Starting at the first line of the listing below, repeat each line exactly until the line containing "import plotly.graph_objects as go", which you include. Leave out pictures.
══ SOURCE DATA
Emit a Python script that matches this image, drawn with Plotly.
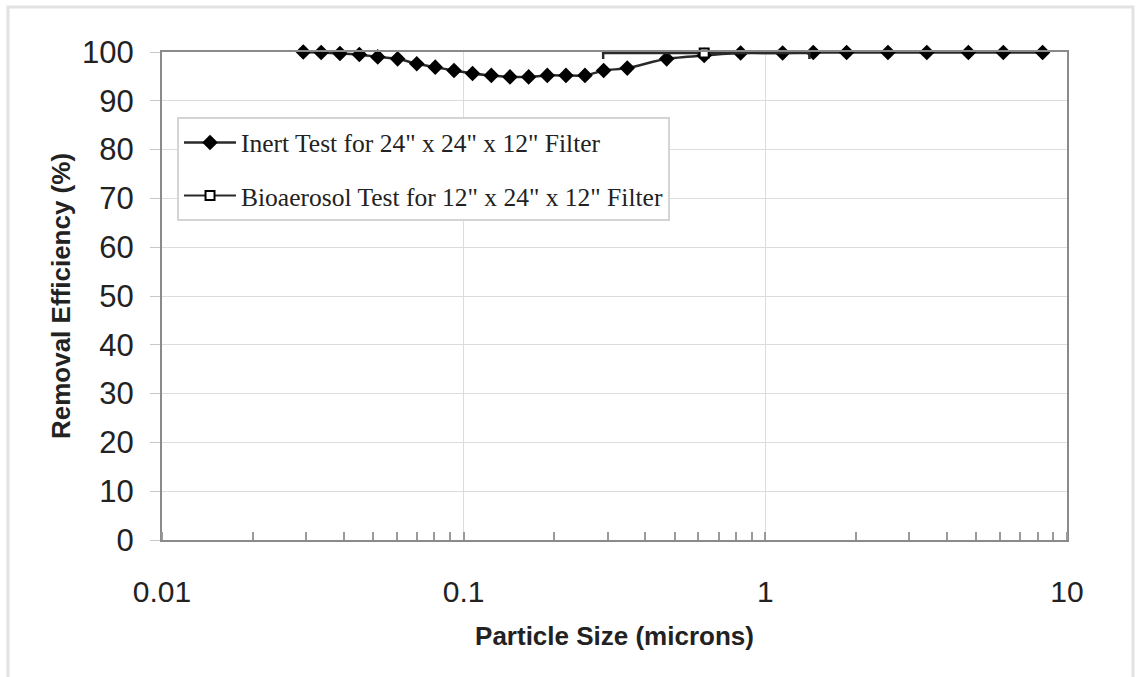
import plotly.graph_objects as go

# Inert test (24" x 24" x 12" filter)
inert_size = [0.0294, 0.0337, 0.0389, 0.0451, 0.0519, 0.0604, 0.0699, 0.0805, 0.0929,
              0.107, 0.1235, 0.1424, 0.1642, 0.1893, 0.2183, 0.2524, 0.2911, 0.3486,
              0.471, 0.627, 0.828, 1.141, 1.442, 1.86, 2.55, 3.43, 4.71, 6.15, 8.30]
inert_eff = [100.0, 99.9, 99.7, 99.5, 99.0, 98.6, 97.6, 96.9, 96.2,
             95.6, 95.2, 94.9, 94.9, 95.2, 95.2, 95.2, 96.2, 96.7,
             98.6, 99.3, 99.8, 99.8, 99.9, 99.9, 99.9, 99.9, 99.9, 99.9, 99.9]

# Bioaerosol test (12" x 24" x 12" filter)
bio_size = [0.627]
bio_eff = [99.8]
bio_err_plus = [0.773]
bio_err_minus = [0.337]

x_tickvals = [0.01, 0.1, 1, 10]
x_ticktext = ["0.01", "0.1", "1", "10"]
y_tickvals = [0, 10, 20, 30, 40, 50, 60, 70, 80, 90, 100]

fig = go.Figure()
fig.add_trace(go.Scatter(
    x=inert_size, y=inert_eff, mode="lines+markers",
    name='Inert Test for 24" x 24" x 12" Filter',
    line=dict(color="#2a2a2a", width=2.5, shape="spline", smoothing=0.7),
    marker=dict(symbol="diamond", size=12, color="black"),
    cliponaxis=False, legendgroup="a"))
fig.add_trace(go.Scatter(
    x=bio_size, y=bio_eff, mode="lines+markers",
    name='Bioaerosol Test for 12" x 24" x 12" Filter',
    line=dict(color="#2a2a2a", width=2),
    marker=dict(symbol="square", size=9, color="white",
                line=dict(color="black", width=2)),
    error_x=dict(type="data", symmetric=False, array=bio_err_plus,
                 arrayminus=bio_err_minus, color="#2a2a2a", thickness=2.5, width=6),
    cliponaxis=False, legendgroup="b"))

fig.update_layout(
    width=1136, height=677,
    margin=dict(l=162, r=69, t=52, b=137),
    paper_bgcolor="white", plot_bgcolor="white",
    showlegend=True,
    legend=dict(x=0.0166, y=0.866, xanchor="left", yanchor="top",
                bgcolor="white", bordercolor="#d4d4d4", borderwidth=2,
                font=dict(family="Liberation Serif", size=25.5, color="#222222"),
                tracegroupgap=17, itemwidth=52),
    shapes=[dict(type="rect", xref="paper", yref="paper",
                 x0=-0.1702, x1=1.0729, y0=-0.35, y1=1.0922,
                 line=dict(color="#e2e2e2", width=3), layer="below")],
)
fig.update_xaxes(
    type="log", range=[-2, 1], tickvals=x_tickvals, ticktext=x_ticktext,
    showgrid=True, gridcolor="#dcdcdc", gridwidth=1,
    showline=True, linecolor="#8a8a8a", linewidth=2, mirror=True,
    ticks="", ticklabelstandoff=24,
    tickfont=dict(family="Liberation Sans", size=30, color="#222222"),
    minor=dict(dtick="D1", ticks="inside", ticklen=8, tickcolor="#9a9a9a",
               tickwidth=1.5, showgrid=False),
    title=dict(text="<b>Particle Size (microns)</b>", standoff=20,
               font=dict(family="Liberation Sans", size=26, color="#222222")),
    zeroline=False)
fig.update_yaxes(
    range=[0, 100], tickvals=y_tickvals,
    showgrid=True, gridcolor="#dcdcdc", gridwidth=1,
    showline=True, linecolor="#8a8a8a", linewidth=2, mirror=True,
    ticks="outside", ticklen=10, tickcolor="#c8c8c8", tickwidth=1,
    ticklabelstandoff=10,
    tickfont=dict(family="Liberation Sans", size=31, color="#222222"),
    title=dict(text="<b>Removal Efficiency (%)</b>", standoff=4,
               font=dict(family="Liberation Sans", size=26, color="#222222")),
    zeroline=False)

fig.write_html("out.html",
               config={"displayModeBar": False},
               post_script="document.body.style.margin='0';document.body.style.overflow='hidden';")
════
- COMPLETE RESPONSE
Emit a Python script that matches this image, drawn with Plotly.
import plotly.graph_objects as go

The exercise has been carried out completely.